Anticipating objections, Msgr. Swetland added, "At first it seems natural that, 'Oh, this has kept the peace; this keeps us from having total war.' I hear these kinds of things all the time. First of all, I wonder if that is true. But second of all, we have to unpack -- and say, 'At what cost?'"

The price, Msgr. Swetland emphasized, is not only monetary -- it's human.

"We demand of certain military officers and enlisted personnel that they be willing to drop the bomb; push the button; deploy the weapon of mass destruction that will slaughter tens, hundreds of thousands -- in some cases, millions -- of innocents," he said. "We already say, 'You must have made this conditional choice for us -- and all you're waiting for is an order to do so.' And therefore, we've created a massive injustice and a massive structure of sin. And they're doing it in our name."

Those in favor of maintaining nuclear arsenals would of course object to the realism of total disarmament. For that, Msgr. Swetland has a very succinct answer.

"Just because we or anybody else is fearful that evil may come from renouncing the threat and use of nuclear weapons doesn't mean we shouldn't quit doing evil -- and it should be clear to people by now."

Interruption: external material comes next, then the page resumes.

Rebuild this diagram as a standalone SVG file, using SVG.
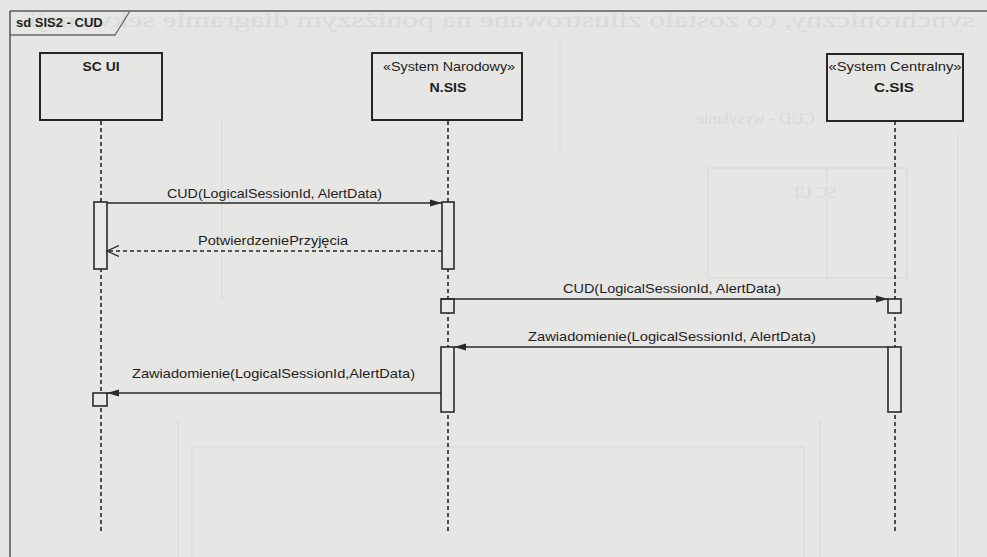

There is, however, a fallback position.

If the U.S. decided to begin dismantling its nuclear arsenal, "we have a time lag between our intent to get rid of them and the actual time it would take us to do so. We could be working with other nations as we do it, to bring them along as well," Msgr. Swetland said. "That gives us a cushion where we could be working towards this while doing what we should be doing -- doing the right thing; doing the moral thing; doing the just thing."